The original Moran Tea Holdings was a successful tea producer rooted firmly in the days of the Indian Raj. Its extensive plantations in Assam, and indeed its profits, survived around 130 years of blighted crops, political upheaval, hikes in agricultural income tax, poor weather and tumbling prices.

But the company, which diversified into freight, also moved into property. In 1987, the word 'tea' was dropped from its name because the property division was, by then, contributing most to its profits of pounds 804,000.

Last year, however, and even though its tea and freight activities were still trading profitably, Moran Holdings went into administration, another victim of the property market crash of the late 1980s.

In 1989, the UK property arm made losses of more than pounds 1m on an ill-fated residential scheme in London's Docklands and never made it back into the black. In August 1991, Moran's shares were suspended at 133p and Touche Ross was appointed administrators.
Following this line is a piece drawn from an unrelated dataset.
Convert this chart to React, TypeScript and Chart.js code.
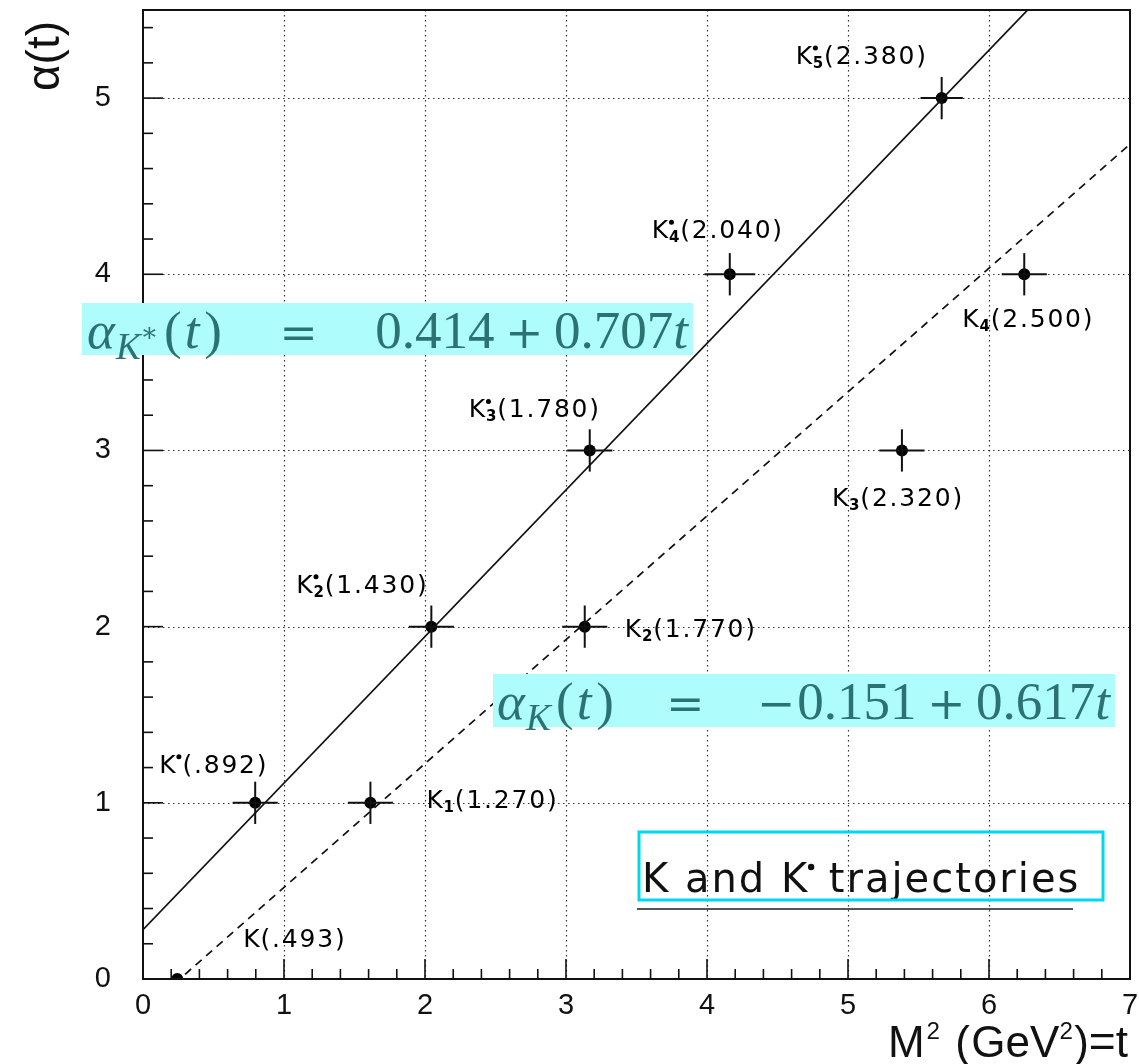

'We haven't seen much of the company in the last year, as I'm sure you understand,' said Peter Theobald, the non-executive chairman.
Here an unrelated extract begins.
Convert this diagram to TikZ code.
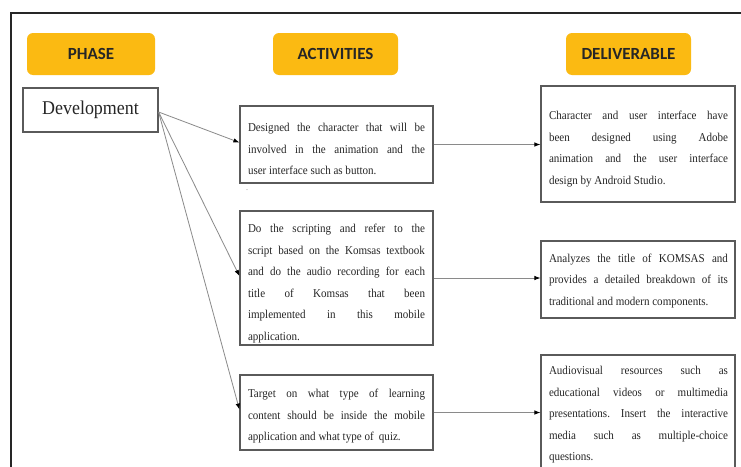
\documentclass[tikz,border=0pt]{standalone}
\usepackage{fontspec}
\setmainfont{Liberation Serif}
\newfontfamily\bodyfont[FakeStretch=0.92]{Liberation Serif}
\newfontfamily\devfont[FakeStretch=0.92]{Liberation Serif}
\newfontfamily\hdrfont{Carlito}
\usetikzlibrary{arrows.meta,calc}
\definecolor{gold}{HTML}{FBBA12}
\definecolor{hdrtext}{HTML}{262626}
\definecolor{boxgray}{HTML}{5A5A5A}
\definecolor{linegray}{HTML}{8A8A8A}
\definecolor{textgray}{HTML}{262626}
\begin{document}
\frenchspacing
\tolerance=10000 \hbadness=10000 \hyphenpenalty=10000 \exhyphenpenalty=10000
\begin{tikzpicture}[x=1pt,y=-1pt,
  hdr/.style={fill=gold, rounded corners=6pt, minimum height=42pt, inner sep=0pt,
    font=\hdrfont\bfseries\fontsize{17}{20}\selectfont, text=hdrtext},
  boxnode/.style={draw=boxgray, line width=1.2pt, inner sep=0pt, minimum width=193pt},
  atxt/.style={text width=177pt, align=justify, inner sep=0pt,
    font=\bodyfont\fontsize{12}{21.5}\selectfont, text=textgray},
  dtxt/.style={text width=179pt, align=justify, inner sep=0pt,
    font=\bodyfont\fontsize{12}{21.5}\selectfont, text=textgray},
  conn/.style={draw=linegray, line width=0.8pt, -{Latex[length=6pt,width=4.5pt,color=black]}}
]
\useasboundingbox (0,0) rectangle (741,466);
\clip (0,0) rectangle (741,466);
\fill[white] (0,0) rectangle (741,466);
% outer frame
\draw[line width=1.2pt, color=black!85] (11,480) -- (11,13) -- (760,13);

% headers
\node[hdr, minimum width=128pt] (hphase) at (91,54) {PHASE};
\node[hdr, minimum width=125pt] (hact) at (335.5,54) {ACTIVITIES};
\node[hdr, minimum width=125pt] (hdel) at (628.5,54) {DELIVERABLE};

% phase box
\node[draw=boxgray, line width=1.2pt, minimum width=135pt, minimum height=44pt, inner sep=0pt,
  font=\devfont\fontsize{19.5}{22}\selectfont, text=textgray] (dev) at (90.5,110) {Development};

% activity boxes
\node[boxnode, minimum height=77pt] (a1) at (336.5,144.5) {};
\node[boxnode, minimum height=134pt] (a2) at (336.5,278) {};
\node[boxnode, minimum height=75pt] (a3) at (336.5,412.5) {};
\node[atxt] (a1t) at (336.5,149) {Designed the character that will be\linebreak involved in the animation and the\linebreak user interface such as button.};
\node[atxt] (a2t) at (336.5,283.5) {Do the scripting and refer to the\linebreak script based on the Komsas textbook\linebreak and do the audio recording for each\linebreak title of Komsas that been\linebreak implemented in this mobile\linebreak application.};
\node[atxt] (a3t) at (336.5,416.5) {Target on what type of learning\linebreak content should be inside the mobile\linebreak application and what type of\hspace{2.5pt} quiz.};
\node[font=\fontsize{8}{8}\selectfont, text=gray, inner sep=0pt] (dot) at (247,190) {.};

% deliverable boxes
\node[boxnode, minimum width=194pt, minimum height=116pt] (d1) at (638,144) {};
\node[boxnode, minimum width=194pt, minimum height=77pt] (d2) at (638,279.5) {};
\node[boxnode, minimum width=194pt, minimum height=117pt] (d3) at (638,413.5) {};
\node[dtxt] (d1t) at (638.5,149) {Character and user interface have\linebreak been designed using Adobe\linebreak animation and the user interface\linebreak design by Android Studio.};
\node[dtxt] (d2t) at (638.5,281) {Analyzes the title of KOMSAS and\linebreak provides a detailed breakdown of its\linebreak traditional and modern components.};
\node[dtxt] (d3t) at (638.5,415) {Audiovisual resources such as\linebreak educational videos or multimedia\linebreak presentations. Insert the interactive\linebreak media such as multiple-choice\linebreak questions.};

% connectors
\draw[conn] ([yshift=-2pt]dev.east) -- ([yshift=2pt]a1.west);
\draw[conn] ([yshift=-2pt]dev.east) -- ([yshift=2pt]a2.west);
\draw[conn] ([yshift=-2pt]dev.east) -- ([yshift=3pt]a3.west);
\draw[conn] (a1.east) -- (a1.east -| d1.west);
\draw[conn] (a2.east) -- (a2.east -| d2.west);
\draw[conn] (a3.east) -- (a3.east -| d3.west);
\end{tikzpicture}
\end{document}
The rescue plan, announced last week, involves a refinancing and restructuring. Moran is seeking pounds 2.3m and readmission to the Unlisted Securities Market. Ian McIsaac, of Touche Ross, says there has been a great deal of interest from small shareholders about the two-for-one rights issue at 30p a share.
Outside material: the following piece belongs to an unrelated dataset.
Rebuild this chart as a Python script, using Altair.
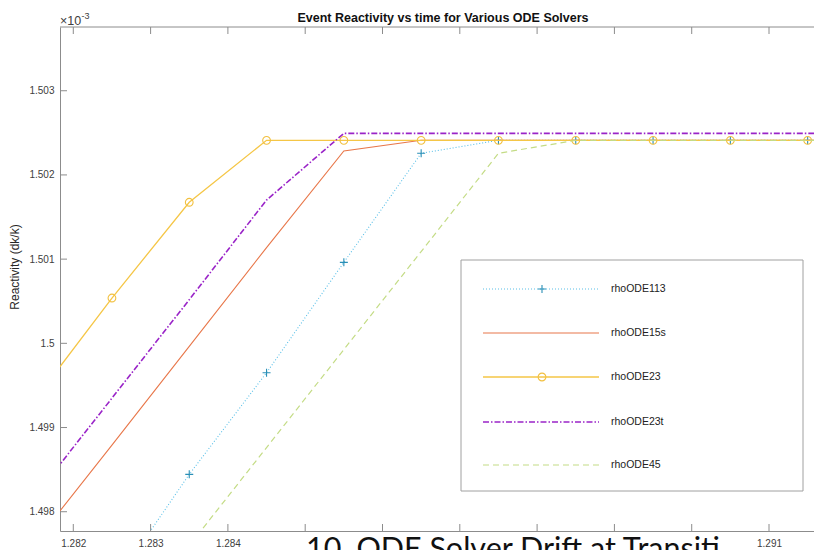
import altair as alt
import pandas as pd

# ---- data (values in units of 1e-3) ----
t = [1.2815, 1.2825, 1.2835, 1.2845, 1.2855, 1.2865, 1.2875, 1.2885, 1.2895, 1.2905, 1.2915, 1.2925]
rhoODE113 = [1.49580, 1.497106, 1.498444, 1.499651, 1.500962, 1.502257, 1.502411, 1.502411, 1.502411, 1.502411, 1.502411, 1.502411]
rhoODE15s = [1.497629, 1.498790, 1.499963, 1.501137, 1.502284, 1.502411, 1.502411, 1.502411, 1.502411, 1.502411, 1.502411, 1.502411]
rhoODE23 = [1.499325, 1.500538, 1.501675, 1.502411, 1.502411, 1.502411, 1.502411, 1.502411, 1.502411, 1.502411, 1.502411, 1.502411]
rhoODE23t = [1.498180, 1.499349, 1.500518, 1.501702, 1.502494, 1.502494, 1.502494, 1.502494, 1.502494, 1.502494, 1.502494, 1.502494]
rhoODE45 = [1.49530, 1.49643, 1.497598, 1.498762, 1.499926, 1.501090, 1.502257, 1.502411, 1.502411, 1.502411, 1.502411, 1.502411]

series_names = ["rhoODE113", "rhoODE15s", "rhoODE23", "rhoODE23t", "rhoODE45"]
series_values = [rhoODE113, rhoODE15s, rhoODE23, rhoODE23t, rhoODE45]

x_ticks = [1.282, 1.283, 1.284, 1.285, 1.286, 1.287, 1.288, 1.289, 1.290, 1.291]
y_ticks = [1.498, 1.499, 1.500, 1.501, 1.502, 1.503]

# ---- styles ----
line_colors = ["#5BC0E8", "#E8774A", "#F5C646", "#9A24C8", "#C4DC86"]
marker_colors = ["#2A8FB6", None, "#F2C040", None, None]
dashes = [[1, 2], None, None, [6, 2, 1.5, 2], [6, 4]]
widths = [1.1, 1.1, 1.3, 1.6, 1.2]
PLUS = "M-1,0L1,0M0,-1L0,1"
markers = ["plus", None, "circle", None, None]

W, H = 754, 504
XDOM = [1.281828, 1.291582]
YDOM = [1.497771, 1.503757]
AX = "#8c8c8c"
LBL = "#404040"
FONT = "Liberation Sans"

xscale = alt.Scale(domain=XDOM, nice=False, zero=False)
yscale = alt.Scale(domain=YDOM, nice=False, zero=False)
xaxis = alt.Axis(values=x_ticks, ticks=False, grid=False, title=None, domainColor=AX,
                 labelColor=LBL, labelFontSize=10, labelFont=FONT, labelPadding=7,
                 labelFlush=False,
                 labelExpr="(datum.value < 1.2845 || datum.value > 1.2905) ? format(datum.value, '.3f') : ''")
yaxis = alt.Axis(values=y_ticks, ticks=False, grid=False, title=None, domainColor=AX,
                 labelColor=LBL, labelFontSize=10, labelFont=FONT, labelPadding=6,
                 format=".3~f", labelFlush=False)

layers = []
for i, name in enumerate(series_names):
    df = pd.DataFrame({"t": t, "v": series_values[i]})
    kw = dict(clip=True, color=line_colors[i], strokeWidth=widths[i])
    if dashes[i] is not None:
        kw["strokeDash"] = dashes[i]
    base = alt.Chart(df).encode(
        x=alt.X("t:Q", scale=xscale, axis=xaxis),
        y=alt.Y("v:Q", scale=yscale, axis=yaxis),
    )
    layers.append(base.mark_line(**kw))
    if markers[i] == "plus":
        layers.append(base.mark_point(clip=True, shape=PLUS, size=64, filled=False,
                                      color=marker_colors[i], strokeWidth=1.1, opacity=1))
    elif markers[i] == "circle":
        layers.append(base.mark_point(clip=True, shape="circle", size=60, filled=False,
                                      color=marker_colors[i], strokeWidth=1.1, opacity=1))

one = pd.DataFrame({"a": [0]})
xt = pd.DataFrame({"t": x_ticks})
yt = pd.DataFrame({"v": y_ticks})

# inward ticks and top border
layers.append(alt.Chart(xt).mark_rule(color=AX, strokeWidth=1).encode(
    x=alt.X("t:Q", scale=xscale, axis=xaxis), y=alt.value(H), y2=alt.value(H - 7)))
layers.append(alt.Chart(xt).mark_rule(color=AX, strokeWidth=1).encode(
    x=alt.X("t:Q", scale=xscale, axis=xaxis), y=alt.value(0), y2=alt.value(7)))
layers.append(alt.Chart(yt).mark_rule(color=AX, strokeWidth=1).encode(
    y=alt.Y("v:Q", scale=yscale, axis=yaxis), x=alt.value(0), x2=alt.value(7)))
layers.append(alt.Chart(one).mark_rule(color=AX, strokeWidth=1).encode(
    x=alt.value(0), x2=alt.value(W), y=alt.value(0)))

# legend
layers.append(alt.Chart(one).mark_rect(fill="white", stroke="#a0a0a0", strokeWidth=1).encode(
    x=alt.value(401), x2=alt.value(743), y=alt.value(233), y2=alt.value(464)))
row_y = [262, 306, 350, 395, 438]
for i, name in enumerate(series_names):
    kw = dict(color=line_colors[i], strokeWidth=widths[i])
    if dashes[i] is not None:
        kw["strokeDash"] = dashes[i]
    layers.append(alt.Chart(one).mark_rule(**kw).encode(
        x=alt.value(423), x2=alt.value(539), y=alt.value(row_y[i])))
    if markers[i] == "plus":
        layers.append(alt.Chart(one).mark_point(shape=PLUS, size=64, filled=False, color=marker_colors[i],
                                                strokeWidth=1.1, opacity=1).encode(
            x=alt.value(482), y=alt.value(row_y[i])))
    elif markers[i] == "circle":
        layers.append(alt.Chart(one).mark_point(shape="circle", size=60, filled=False, color=marker_colors[i],
                                                strokeWidth=1.1, opacity=1).encode(
            x=alt.value(482), y=alt.value(row_y[i])))
    layers.append(alt.Chart(one).mark_text(text=name, align="left", baseline="middle", fontSize=10.5,
                                           font=FONT, color="#222222").encode(
        x=alt.value(551), y=alt.value(row_y[i])))

# texts
layers.append(alt.Chart(one).mark_text(text="Event Reactivity vs time for Various ODE Solvers", align="center",
                                       baseline="alphabetic", fontSize=12.5, fontWeight="bold", font=FONT,
                                       color="#111111").encode(x=alt.value(383), y=alt.value(-5)))
layers.append(alt.Chart(one).mark_text(text="Reactivity (dk/k)", align="center", baseline="middle", angle=270,
                                       fontSize=12, font=FONT, color="#262626").encode(
    x=alt.value(-45), y=alt.value(240)))
layers.append(alt.Chart(one).mark_text(text="\u00d710", align="left", baseline="alphabetic", fontSize=12.5,
                                       font=FONT, color=LBL).encode(x=alt.value(0), y=alt.value(-2)))
layers.append(alt.Chart(one).mark_text(text="-3", align="left", baseline="alphabetic", fontSize=9,
                                       font=FONT, color=LBL).encode(x=alt.value(21.5), y=alt.value(-8.5)))
layers.append(alt.Chart(one).mark_text(text="10. ODE Solver Drift at Transiti", align="left", baseline="alphabetic",
                                       fontSize=30.5, font="Lato", color="#111111").encode(
    x=alt.value(246), y=alt.value(532)))

chart = alt.layer(*layers).properties(
    width=W, height=H,
    autosize=alt.AutoSizeParams(type="none"),
    padding={"left": 60, "top": 27, "right": 0, "bottom": 19},
    background="white",
).configure_view(stroke=None)

chart.save("out.html", embed_options={"renderer": "svg", "actions": False})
'There are quite a few blocks of investors who have had emotional connections with the company lasting over many years,' he said.

The issue, which will come up for shareholder approval at an EGM on 5 July, has been fully underwritten by Darnforth, an investment vehicle. Darnforth is a British Virgin Islands-based subsidiary of Volkart Brother Holdings, itself part of a Swiss commodity group big in world cotton and run by Andreas Reinhart.

It could end up with up to 59 per cent of the company's shares, depending on the resposne. All the directors intend to take up their rights. Shareholders have been warned that if the proposals are not approved, liquidation of the company is inevitable.

All that is left of Moran's property development portfolio is a joint residential office and shop development on a site in inner Manchester. Moran has potential liabilities of pounds 750,000 plus interest and costs on Piccadilly Village, the subsidiary involved.

If necessary, Darnforth will underwrite a further rights issue at 30p a share to raise up to pounds 800,000. The option expires on 31 December 1995.

Moran's unaudited accounts for the six months to December 31 1992 show a pre-tax loss of pounds 398,000. The cost of administration is shown in an extraordinary charge of pounds 243,000.

After paying existing creditors and the administrators' fees, the company will be left with around pounds 100,000 of working capital. Darnforth will also provide a loan of up to pounds 1.15m secured on Moran's assets.

Moran Holdings still employs some 5,000 people on its plantations in Moran, Sepon, Attabarrie and Lepetkatta in Assam.

Throughout the period of administration, its 74 per cent- owned subsidiary, Moran Tea (India), which is listed on the Calcutta Stock Exchange, and TGG, the wholly-owned international freight forwarding operations, were not affected.

Shareholders who have not been burnt off by the experience of seeing their company going into administration should wait until trading in the shares starts on 7 July before deciding whether to take up their rights.